I never felt truly lost, though it was alarming that the two in the front seats thought they saw the Sea of Cortez when it was the Pacific Ocean. When they first said this I thought they were joking because I knew we hadn’t traversed across the mountains, we hadn’t gone that far east. The fact they were this disoriented meant they thought we were going north when we were going south and vice versa.

These two were also the fluent Spanish speakers – adding more intrigue to the sojourn.

With an eye on the gas gauge, it was time to ask how best to get back to the highway. We made it – just not the way we came in.

A couple ranchers help direct the gringas back to the highway. (Image: Kathryn Reed)

We had worked up an appetite, so off to lunch we went at Hierbabuena in Pescadero. A bottle of wine was necessary to toast to a fun day, even though our original intent got thwarted.

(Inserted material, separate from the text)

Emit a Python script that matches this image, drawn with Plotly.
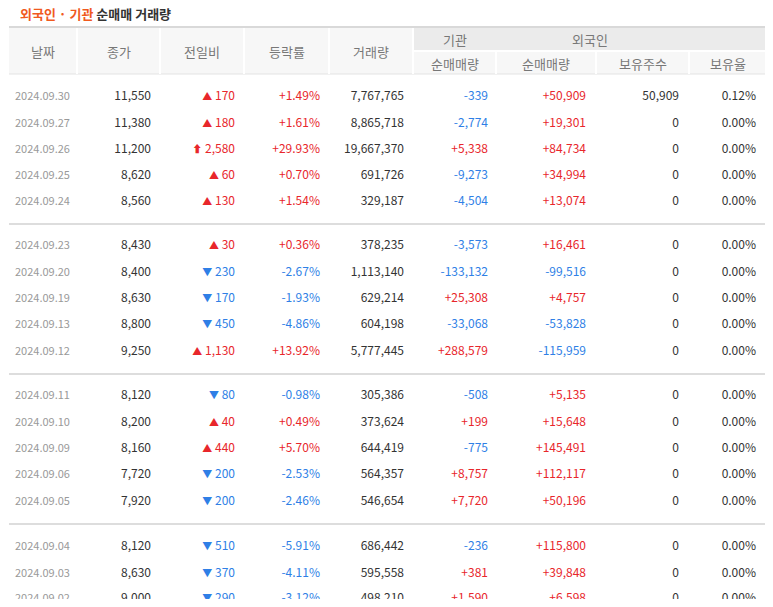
import plotly.graph_objects as go

dates = ["2024.09.30","2024.09.27","2024.09.26","2024.09.25","2024.09.24",
         "2024.09.23","2024.09.20","2024.09.19","2024.09.13","2024.09.12",
         "2024.09.11","2024.09.10","2024.09.09","2024.09.06","2024.09.05",
         "2024.09.04","2024.09.03","2024.09.02"]
close = [11550,11380,11200,8620,8560,8430,8400,8630,8800,9250,8120,8200,8160,7720,7920,8120,8630,9000]
change = [170,180,2580,60,130,30,-230,-170,-450,1130,-80,40,440,-200,-200,-510,-370,-290]
upper_limit = [False,False,True]+[False]*15
pct = [1.49,1.61,29.93,0.70,1.54,0.36,-2.67,-1.93,-4.86,13.92,-0.98,0.49,5.70,-2.53,-2.46,-5.91,-4.11,-3.12]
volume = [7767765,8865718,19667370,691726,329187,378235,1113140,629214,604198,5777445,305386,373624,644419,564357,546654,686442,595558,498210]
inst = [-339,-2774,5338,-9273,-4504,-3573,-133132,25308,-33068,288579,-508,199,-775,8757,7720,-236,381,1590]
frgn = [50909,19301,84734,34994,13074,16461,-99516,4757,-53828,-115959,5135,15648,145491,112117,50196,115800,39848,6598]
hold = [50909]+[0]*17
hold_pct = [0.12]+[0.00]*17

RED, BLUE, DARK, GREY = "#e8262b", "#2f7fe6", "#333333", "#999999"
FONT = "Noto Sans CJK KR"

row_y = [97,124,150,176,202, 246,273,299,325,352, 396,423,449,475,502, 547,574,599]
col_edges = [9,77,160,244,329,413,496,596,689,766]

fig = go.Figure()
def sgn(v): return BLUE if v < 0 else RED
def col(x, texts, colors, pos="middle left", size=12):
    fig.add_trace(go.Scatter(x=[x]*len(texts), y=row_y, mode="text", text=texts,
        textposition=pos, textfont=dict(family=FONT, size=size, color=colors),
        hoverinfo="skip", showlegend=False, cliponaxis=False))

col(15, dates, [GREY]*18, "middle right", 11)
col(151, [f"{v:,}" for v in close], [DARK]*18)
chg_txt = []
for v, u in zip(change, upper_limit):
    sym = "⬆" if u else ("▲" if v > 0 else "▼")
    chg_txt.append(f"<span style='font-size:10px'>{sym}</span> {abs(v):,}")
col(235, chg_txt, [sgn(v) for v in change])
col(320, [f"{v:+.2f}%" for v in pct], [sgn(v) for v in pct])
col(404, [f"{v:,}" for v in volume], [DARK]*18)
col(488, [f"{v:+,}" for v in inst], [sgn(v) for v in inst])
col(586, [f"{v:+,}" for v in frgn], [sgn(v) for v in frgn])
col(679, [f"{v:,}" for v in hold], [DARK]*18)
col(756, [f"{v:.2f}%" for v in hold_pct], [DARK]*18)

shapes = []
shapes.append(dict(type="rect", x0=9, x1=766, y0=27, y1=74, fillcolor="#f7f7f7", line_width=0, layer="below"))
shapes.append(dict(type="rect", x0=413, x1=766, y0=27, y1=51, fillcolor="#ebebeb", line_width=0, layer="below"))
shapes.append(dict(type="line", x0=9, x1=766, y0=27, y1=27, line=dict(color="#d9d9d9", width=2)))
shapes.append(dict(type="line", x0=9, x1=766, y0=74, y1=74, line=dict(color="#e3e3e3", width=1)))
for x in col_edges[1:6]:
    shapes.append(dict(type="line", x0=x, x1=x, y0=28, y1=74, line=dict(color="#ffffff", width=2)))
for x in col_edges[6:9]:
    shapes.append(dict(type="line", x0=x, x1=x, y0=51, y1=74, line=dict(color="#ffffff", width=2)))
shapes.append(dict(type="line", x0=413, x1=766, y0=51, y1=51, line=dict(color="#ffffff", width=2)))
for y in [224, 374, 524]:
    shapes.append(dict(type="line", x0=9, x1=766, y0=y, y1=y, line=dict(color="#dddddd", width=2)))

ann = []
hdr = dict(family=FONT, size=13, color="#777777")
for name, i in [("날짜",0),("종가",1),("전일비",2),("등락률",3),("거래량",4)]:
    ann.append(dict(x=(col_edges[i]+col_edges[i+1])/2, y=51, text=name, showarrow=False, font=hdr))
ann.append(dict(x=454.5, y=39, text="기관", showarrow=False, font=hdr))
ann.append(dict(x=589.5, y=39, text="외국인", showarrow=False, font=hdr))
for name, i in [("순매매량",5),("순매매량",6),("보유주수",7),("보유율",8)]:
    ann.append(dict(x=(col_edges[i]+col_edges[i+1])/2, y=63, text=name, showarrow=False, font=hdr))
ann.append(dict(x=18, y=13, xanchor="left", showarrow=False,
    text="<b><span style='color:#f05a1e'>외국인 · 기관</span> 순매매 거래량</b>",
    font=dict(family=FONT, size=13, color="#333333")))

fig.update_layout(width=757, height=591, margin=dict(l=0, r=0, t=0, b=0),
    paper_bgcolor="white", plot_bgcolor="white", shapes=shapes, annotations=ann,
    xaxis=dict(range=[8,765], visible=False, fixedrange=True),
    yaxis=dict(range=[599,8], visible=False, fixedrange=True))
fig.write_html("out.html", config={"displayModeBar": False})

After lunch we decided to head to the ranchero store in Todos Santos to see if any of Marco’s work was for sale. Nope. All gone. We also learned Marco wasn’t at home that day so it really didn’t matter that we never found him. We were told we could come back the second Saturday in February for the festival at the ranchero store that would feature several local artisans. I got there too late. Marco’s work was sold-out in the first 20 minutes. I just might not be destined to own any of his pottery.

Art walk in San Jose del Cabo like a treasure hunt

Even the old doors at a store are like art. (Image: Kathryn Reed)

Art was in every direction while meandering along the cobblestones of downtown San Jose del Cabo, including inside the stores.

Every Thursday during the busy season several streets in the art district are closed to vehicle traffic so people can more easily stroll through the galleries, stores, restaurants and other businesses.

Those without a shop peddle their wares along the sidewalks, with the bulk being in Plaza Mijares. (The main plaza is named after Manuel Mijares, who was a war hero.)

One doesn’t have to know much about a specific art form to appreciate the work. There is something for everyone – from photography to painting, jewelry, baskets, sculpture, blown glass and so much more.

The art walk is Thursdays in downtown San Jose del Cabo. (Image: Kathryn Reed)

An advantage to an evening like this is often being able to meet the maker of the art. This is an opportunity to delve into the backstory of a piece of art, to understand better how an idea became reality, and the work involved to create it. Photographer Bruce Herman had an array of photographs for sale on the far side of the plaza away from the church. An incredible shot of a baby Baja turtle captured several people’s attention. Asked if he had more turtles, he said he stopped shooting when he got the best one. So, no, would be the short answer. It’s stunning.

The concept of this walk is the brainchild of the 12-member Gallery District Association. It started more than a decade ago.

Allowing only pedestrian traffic on several streets gives it a more intimate feel.

It’s not just the art galleries that are eager to have people visit. All the shops throw open their doors, benefiting from the people sauntering by. Often musicians are playing, with traditional Mexican dancers known to put on a show as well. Restaurants are crowded. It would be wise to have a reservation on Thursdays.

A woman surrounded by traditional Mexican fabric goods looks down on the streets of San Jose. (Image: Kathryn Reed)



  • Every Thursday from November-June, 5-9pm.
  • Start at the main square and walk from there.
  • Part of the main street, Obregon, is closed as well as a few side streets. Parking can be difficult, so arrive early.